[begin Supplied data]

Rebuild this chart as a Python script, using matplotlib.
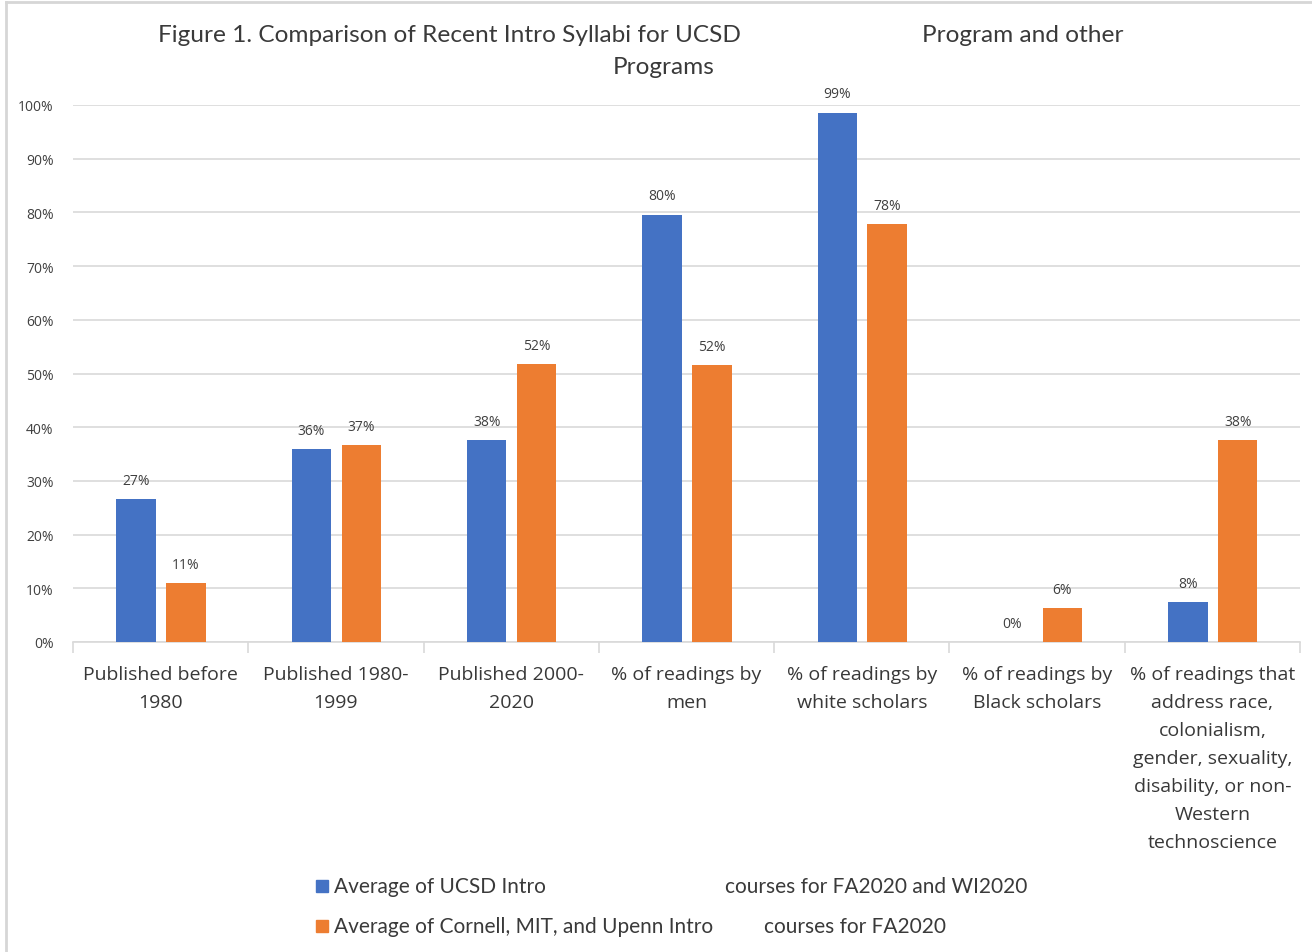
import matplotlib.pyplot as plt
from matplotlib.lines import Line2D
from matplotlib.patches import Rectangle
import numpy as np

categories = ['Published before\n1980', 'Published 1980-\n1999', 'Published 2000-\n2020',
              '% of readings by\nmen', '% of readings by\nwhite scholars',
              '% of readings by\nBlack scholars',
              '% of readings that\naddress race,\ncolonialism,\ngender, sexuality,\ndisability, or non-\nWestern\ntechnoscience']
ucsd = [26.6, 35.9, 37.6, 79.6, 98.6, 0.0, 7.5]
others = [11.0, 36.6, 51.7, 51.6, 77.9, 6.3, 37.6]
yticks = list(range(0, 101, 10))

blue = '#4472C4'
orange = '#ED7D31'
grid = '#D9D9D9'
txt = '#404040'

W, H = 1312, 953
fig = plt.figure(figsize=(W / 100, H / 100), dpi=100)
ax = fig.add_axes([73 / W, 310 / H, 1227 / W, 537 / H])

x = np.arange(len(categories))
bw = 0.225
b1 = ax.bar(x - 0.14, ucsd, bw, color=blue, zorder=3)
b2 = ax.bar(x + 0.145, others, bw, color=orange, zorder=3)

for bars, vals in ((b1, ucsd), (b2, others)):
    for rect, v in zip(bars, vals):
        ax.annotate(f'{v:.0f}%', (rect.get_x() + rect.get_width() / 2, v),
                    xytext=(0, 8), textcoords='offset points', ha='center', va='bottom',
                    fontsize=10, color=txt, family='Open Sans', annotation_clip=False)

ax.set_xlim(-0.5, len(categories) - 0.5)
ax.set_ylim(0, 100)
ax.set_yticks(yticks)
ax.set_yticklabels([f'{t}%' for t in yticks], fontsize=10, color=txt, family='Open Sans')
ax.tick_params(axis='y', length=0, pad=14)
ax.yaxis.grid(True, color=grid, linewidth=1.2, zorder=0)

# category labels, with separator ticks between groups
ax.set_xticks(x)
ax.set_xticklabels([])
ax.tick_params(axis='x', which='major', length=0)
ax.set_xticks(np.arange(-0.5, len(categories)), minor=True)
ax.tick_params(axis='x', which='minor', length=8, color=grid, width=1.2)
for xi, lab in zip(x, categories):
    ax.text(xi, -4.2, lab, ha='center', va='top', fontsize=14, color='#383838',
            family='Open Sans', linespacing=1.72, transform=ax.transData)

for s in ('top', 'right', 'left'):
    ax.spines[s].set_visible(False)
ax.spines['bottom'].set_color(grid)
ax.spines['bottom'].set_linewidth(1.2)

# title pieces
fig.text(449 / W, 1 - 35 / H, 'Figure 1. Comparison of Recent Intro Syllabi for UCSD',
         ha='center', va='center', fontsize=17.6, color='#3a3a3a', family='Lato')
fig.text(922 / W, 1 - 35 / H, 'Program and other',
         ha='left', va='center', fontsize=17.6, color='#3a3a3a', family='Lato')
fig.text(664 / W, 1 - 68 / H, 'Programs',
         ha='center', va='center', fontsize=17.6, color='#3a3a3a', family='Lato')

# legend
for yy, col, left, right, rx in ((887, blue, 'Average of UCSD Intro', 'courses for FA2020 and WI2020', 725),
                                 (927, orange, 'Average of Cornell, MIT, and Upenn Intro', 'courses for FA2020', 764)):
    fig.patches.append(Rectangle((316 / W, 1 - (yy + 6) / H), 12 / W, 12 / H,
                                 transform=fig.transFigure, color=col))
    fig.text(334 / W, 1 - yy / H, left, ha='left', va='center', fontsize=15,
             color='#3a3a3a', family='Lato')
    fig.text(rx / W, 1 - yy / H, right, ha='left', va='center', fontsize=15,
             color='#3a3a3a', family='Lato')

# frame edges
fig.add_artist(Line2D([6 / W, 6 / W], [0, 1 - 3 / H], transform=fig.transFigure,
                      color='#d6d6d6', linewidth=2))
fig.add_artist(Line2D([6 / W, 1], [1 - 3 / H, 1 - 3 / H], transform=fig.transFigure,
                      color='#d6d6d6', linewidth=2))

fig.savefig('out.png', dpi=100, facecolor='white')
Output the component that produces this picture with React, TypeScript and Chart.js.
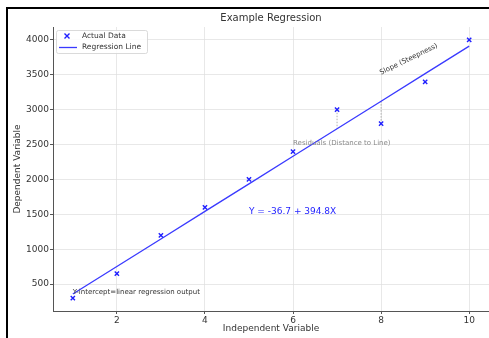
import React, { useEffect, useRef } from "react";
import { Chart, registerables } from "chart.js";

Chart.register(...registerables);

// ---- data ----
const xValues = [1, 2, 3, 4, 5, 6, 7, 8, 9, 10];
const actualY = [300, 650, 1200, 1600, 2000, 2400, 3000, 2800, 3400, 4000];
const fittedY = [358.1, 752.9, 1147.7, 1542.5, 1937.3, 2332.1, 2726.9, 3121.7, 3516.5, 3911.3];
const xTicks = [2, 4, 6, 8, 10];
const yTicks = [500, 1000, 1500, 2000, 2500, 3000, 3500, 4000];
const residualIdx = [6, 7];
const xRange = [0.55, 10.45];
const yRange = [115, 4185];

const titleText = "Example Regression";
const xTitle = "Independent Variable";
const yTitle = "Dependent Variable";
const legendLabels = ["Actual Data", "Regression Line"];

const annotationTexts = ["Slope (Steepness)", "Residuals (Distance to Line)", "Y = -36.7 + 394.8X", "Y-intercept=linear regression output"];
const annotationX = [8, 6, 5, 1];
const annotationY = [3500, 2500, 1500, 358];

const FONT = "'DejaVu Sans', sans-serif";
const BLUE = "#1f1fff";
const LINE_BLUE = "#3a3aff";

export default function App() {
  const ref = useRef<HTMLCanvasElement | null>(null);

  useEffect(() => {
    document.body.style.margin = "0";
    const canvas = ref.current!;
    const framePlugin = {
      id: "frame",
      beforeDraw(chart: any) {
        const { ctx } = chart;
        ctx.save();
        ctx.fillStyle = "#fff";
        ctx.fillRect(0, 0, chart.width, chart.height);
        ctx.restore();
      },
      afterDraw(chart: any) {
        const { ctx } = chart;
        ctx.save();
        ctx.fillStyle = "#000";
        ctx.fillRect(6, 7, chart.width - 6, 2);
        ctx.fillRect(6, 7, 2, chart.height - 7);
        ctx.restore();
      },
    };
    const annotationPlugin = {
      id: "annots",
      afterDatasetsDraw(chart: any) {
        const { ctx, scales } = chart;
        const xs = scales.x, ys = scales.y;
        ctx.save();
        {
          const px = xs.getPixelForValue(annotationX[0]);
          const py = ys.getPixelForValue(annotationY[0]);
          ctx.translate(px, py);
          ctx.rotate(-26 * Math.PI / 180);
          ctx.font = `7px ${FONT}`;
          ctx.fillStyle = "#333";
          ctx.textAlign = "left";
          ctx.textBaseline = "alphabetic";
          ctx.fillText(annotationTexts[0], 0, 0);
          ctx.setTransform(1, 0, 0, 1, 0, 0);
        }
        ctx.textAlign = "left";
        ctx.textBaseline = "alphabetic";
        ctx.font = `7px ${FONT}`;
        ctx.fillStyle = "#8a8a8a";
        ctx.fillText(annotationTexts[1], xs.getPixelForValue(annotationX[1]), ys.getPixelForValue(annotationY[1]));
        ctx.font = `9px ${FONT}`;
        ctx.fillStyle = "#1f1fff";
        ctx.fillText(annotationTexts[2], xs.getPixelForValue(annotationX[2]), ys.getPixelForValue(annotationY[2]));
        ctx.font = `7px ${FONT}`;
        ctx.fillStyle = "#333";
        ctx.fillText(annotationTexts[3], xs.getPixelForValue(annotationX[3]), ys.getPixelForValue(annotationY[3]));
        ctx.restore();
      },
      afterDraw(chart: any) {
        const { ctx, chartArea } = chart;
        const l = chartArea.left + 3, t = chartArea.top + 3, w = 91, h = 23;
        ctx.save();
        ctx.fillStyle = "rgba(255,255,255,0.85)";
        ctx.strokeStyle = "#d0d0d0";
        ctx.lineWidth = 0.8;
        ctx.beginPath();
        if ((ctx as any).roundRect) (ctx as any).roundRect(l + 0.5, t + 0.5, w, h, 2);
        else ctx.rect(l + 0.5, t + 0.5, w, h);
        ctx.fill();
        ctx.stroke();
        const mx = l + 11, my = t + 6;
        ctx.strokeStyle = BLUE;
        ctx.lineWidth = 1.4;
        ctx.beginPath();
        ctx.moveTo(mx - 2.5, my - 2.5); ctx.lineTo(mx + 2.5, my + 2.5);
        ctx.moveTo(mx - 2.5, my + 2.5); ctx.lineTo(mx + 2.5, my - 2.5);
        ctx.stroke();
        ctx.strokeStyle = LINE_BLUE;
        ctx.lineWidth = 1.3;
        ctx.beginPath();
        ctx.moveTo(l + 3, t + 17.5); ctx.lineTo(l + 21, t + 17.5);
        ctx.stroke();
        ctx.fillStyle = "#333";
        ctx.font = `7.5px ${FONT}`;
        ctx.textAlign = "left";
        ctx.textBaseline = "middle";
        ctx.fillText(legendLabels[0], l + 26, my);
        ctx.fillText(legendLabels[1], l + 26, t + 17.5);
        ctx.restore();
      },
    };

    const residualDatasets = residualIdx.map((i) => ({
      type: "line" as const,
      data: [
        { x: xValues[i], y: actualY[i] },
        { x: xValues[i], y: fittedY[i] },
      ],
      borderColor: "#9a9a9a",
      borderWidth: 0.8,
      borderDash: [1.5, 1.5],
      pointRadius: 0,
      showLine: true,
      fill: false,
      order: 3,
    }));

    const gridOpts: any = {
      color: "#dedede",
      lineWidth: 0.7,
      borderDash: [1, 1.5],
      drawTicks: true,
      tickLength: 3,
      tickColor: "#555",
      tickBorderDash: [],
      tickWidth: 1,
    };

    const chart = new Chart(canvas, {
      type: "scatter",
      data: {
        datasets: [
          {
            type: "line" as const,
            label: legendLabels[1],
            data: xValues.map((x, i) => ({ x, y: fittedY[i] })),
            borderColor: LINE_BLUE,
            borderWidth: 1.3,
            pointRadius: 0,
            showLine: true,
            fill: false,
            order: 2,
          },
          {
            type: "scatter" as const,
            label: legendLabels[0],
            data: xValues.map((x, i) => ({ x, y: actualY[i] })),
            pointStyle: "crossRot",
            radius: 3,
            borderColor: BLUE,
            backgroundColor: BLUE,
            borderWidth: 1.4,
            order: 1,
          },
          ...residualDatasets,
        ] as any,
      },
      options: {
        responsive: false,
        animation: false,
        devicePixelRatio: 1,
        layout: { padding: 0, autoPadding: false },
        plugins: {
          legend: { display: false },
          tooltip: { enabled: false },
          title: {
            display: true,
            text: titleText,
            fullSize: false,
            color: "#333",
            font: { family: FONT, size: 10, weight: "normal" as any },
            padding: { top: 12, bottom: 3 },
          },
        },
        scales: {
          x: {
            type: "linear",
            min: xRange[0],
            max: xRange[1],
            afterBuildTicks: (s: any) => { s.ticks = xTicks.map((v) => ({ value: v })); },
            afterFit: (s: any) => { s.height = 27; s.paddingRight = 0; s.paddingLeft = 0; },
            ticks: { color: "#333", font: { family: FONT, size: 9 }, padding: 1, autoSkip: false, maxRotation: 0, callback: (v: any) => String(v) },
            grid: gridOpts,
            border: { display: true, color: "#555", width: 1 },
            title: { display: true, text: xTitle, color: "#333", font: { family: FONT, size: 9 }, padding: { top: 0, bottom: 4 } },
          },
          y: {
            type: "linear",
            min: yRange[0],
            max: yRange[1],
            afterBuildTicks: (s: any) => { s.ticks = yTicks.map((v) => ({ value: v })); },
            afterFit: (s: any) => { s.width = 53; s.paddingTop = 0; s.paddingBottom = 0; },
            ticks: { color: "#333", font: { family: FONT, size: 9 }, padding: 1, autoSkip: false, callback: (v: any) => String(v) },
            grid: gridOpts,
            border: { display: true, color: "#555", width: 1 },
            title: { display: true, text: yTitle, color: "#333", font: { family: FONT, size: 9 }, padding: { top: 12, bottom: 0 } },
          },
        },
      },
      plugins: [framePlugin, annotationPlugin],
    } as any);
    return () => chart.destroy();
  }, []);

  return (
    <div style={{ position: "fixed", left: 0, top: 0, width: 489, height: 338, background: "#fff", overflow: "hidden" }}>
      <canvas ref={ref} width={489} height={338} style={{ position: "absolute", left: 0, top: 0, width: 489, height: 338 }} />
    </div>
  );
}
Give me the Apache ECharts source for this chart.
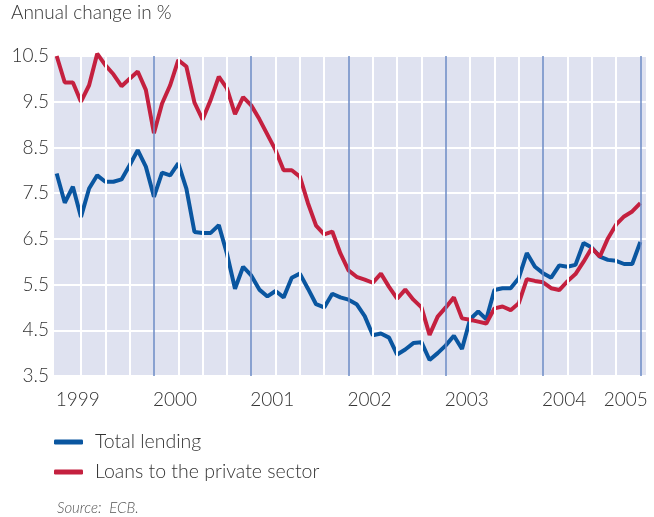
<!DOCTYPE html>
<html>
<head>
<meta charset="utf-8">
<script src="https://cdn.jsdelivr.net/npm/echarts@6/dist/echarts.min.js"></script>
<style>
html,body{margin:0;padding:0;background:#fff;}
#chart{width:654px;height:517px;}
</style>
</head>
<body>
<div id="chart"></div>
<script>
// Monthly observations, January 1999 (index 0) to January 2005 (index 72)
const startYear = 1999;
const yearLabels = ["1999", "2000", "2001", "2002", "2003", "2004", "2005"];
const yTicks = [3.5, 4.5, 5.5, 6.5, 7.5, 8.5, 9.5, 10.5];
const seriesNames = ["Total lending", "Loans to the private sector"];
const totalLending = [
  7.93, 7.29, 7.64, 6.98, 7.60, 7.89, 7.75, 7.75, 7.80, 8.11, 8.44, 8.08,
  7.42, 7.95, 7.89, 8.15, 7.60, 6.65, 6.63, 6.63, 6.80, 6.18, 5.41, 5.89,
  5.70, 5.39, 5.24, 5.36, 5.22, 5.65, 5.74, 5.41, 5.07, 5.00, 5.30, 5.22,
  5.17, 5.07, 4.81, 4.39, 4.43, 4.34, 3.97, 4.08, 4.22, 4.24, 3.85, 4.00,
  4.17, 4.38, 4.09, 4.74, 4.91, 4.74, 5.38, 5.42, 5.42, 5.64, 6.19, 5.89,
  5.75, 5.65, 5.92, 5.89, 5.93, 6.41, 6.31, 6.11, 6.04, 6.02, 5.95, 5.95,
  6.43
];
const privateLoans = [
  10.50, 9.92, 9.92, 9.50, 9.86, 10.55, 10.30, 10.10, 9.84, 10.00, 10.16, 9.76,
  8.81, 9.46, 9.86, 10.41, 10.27, 9.48, 9.11, 9.54, 10.05, 9.79, 9.23, 9.60,
  9.42, 9.12, 8.78, 8.44, 8.00, 8.00, 7.86, 7.28, 6.79, 6.60, 6.66, 6.18,
  5.81, 5.67, 5.61, 5.54, 5.74, 5.45, 5.19, 5.39, 5.17, 5.00, 4.40, 4.80,
  5.00, 5.22, 4.76, 4.73, 4.69, 4.65, 4.98, 5.02, 4.94, 5.09, 5.62, 5.58,
  5.55, 5.42, 5.38, 5.57, 5.73, 6.00, 6.30, 6.11, 6.51, 6.81, 6.99, 7.10,
  7.28
];

const FONT = 'Lato, "Open Sans", sans-serif';
const TXT = '#333333';
const BLUE = '#0a56a0';
const RED = '#c4203f';
const W = 300;

const toPairs = arr => arr.map((v, i) => [i, v]);
const nMonths = totalLending.length;

// vertical grid: white quarter lines, blue year lines
const quarterLines = [], yearLines = [];
for (let m = 3; m < nMonths; m += 3) {
  if (m % 12 === 0) yearLines.push({ xAxis: m });
  else quarterLines.push({ xAxis: m });
}
// label anchor months (a little into each year; last one pulled in to fit)
const labelMonths = yearLabels.map((y, i) => i < yearLabels.length - 1 ? i * 12 + 2.6 : (i - 1) * 12 + 10.2);

const chart = echarts.init(document.getElementById('chart'), null, { renderer: 'canvas' });
chart.setOption({
  animation: false,
  title: [
    { text: 'Annual change in %', left: 11, top: 3, padding: 0,
      textStyle: { fontFamily: FONT, fontSize: 19, fontWeight: W, color: TXT } },
    { text: 'Source:  ECB.', left: 57, top: 501, padding: 0,
      textStyle: { fontFamily: FONT, fontSize: 15, fontWeight: 300, fontStyle: 'italic', color: '#555' } }
  ],
  legend: {
    orient: 'vertical', left: 54, top: 432, padding: 0,
    itemWidth: 29, itemHeight: 5, itemGap: 10,
    icon: 'roundRect',
    data: seriesNames,
    textStyle: { fontFamily: FONT, fontSize: 19.5, fontWeight: W, color: TXT, lineHeight: 20, padding: [0, 0, 0, 7] }
  },
  grid: {
    left: 54, right: 8, top: 56, bottom: 141,
    show: true, backgroundColor: '#dfe2f0', borderWidth: 0
  },
  xAxis: {
    type: 'value', min: -0.33, max: 72.7,
    axisLine: { show: false }, axisTick: { show: false }, splitLine: { show: false },
    axisLabel: {
      customValues: labelMonths,
      formatter: v => String(startYear + Math.round((v - 2.6) / 12)),
      fontFamily: FONT, fontSize: 19, fontWeight: W, color: TXT, margin: 14
    }
  },
  yAxis: {
    type: 'value', min: yTicks[0], max: yTicks[yTicks.length - 1], interval: 1,
    axisLine: { show: false }, axisTick: { show: false },
    splitLine: { show: true, lineStyle: { color: '#ffffff', width: 2 } },
    axisLabel: { fontFamily: FONT, fontSize: 19, fontWeight: W, color: TXT, margin: 5,
      formatter: v => v.toFixed(1) }
  },
  series: [
    { name: '_grid', type: 'line', data: [], silent: true, z: 1,
      markLine: { silent: true, symbol: 'none', label: { show: false }, animation: false,
        data: quarterLines.map(d => Object.assign({ lineStyle: { color: '#ffffff', width: 2, type: 'solid' } }, d))
          .concat(yearLines.map(d => Object.assign({ lineStyle: { color: '#6d8bc6', width: 1.5, type: 'solid' } }, d))) } },
    { name: seriesNames[0], type: 'line', data: toPairs(totalLending), showSymbol: false, clip: false, z: 3,
      color: BLUE, lineStyle: { width: 4, color: BLUE } },
    { name: seriesNames[1], type: 'line', data: toPairs(privateLoans), showSymbol: false, clip: false, z: 4,
      color: RED, lineStyle: { width: 4, color: RED } }
  ]
});
</script>
</body>
</html>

[end Supplied data]

What you have to do ▸ Transcribe only the lines from the line holding "Output the component" through the line holding "Chart.register(...registerables);", inclusive, without any of the pictures.

Response below ▸
Output the component that produces this picture with React, TypeScript and Chart.js.
import React, { useEffect, useRef } from "react";
import { Chart, registerables } from "chart.js";

Chart.register(...registerables);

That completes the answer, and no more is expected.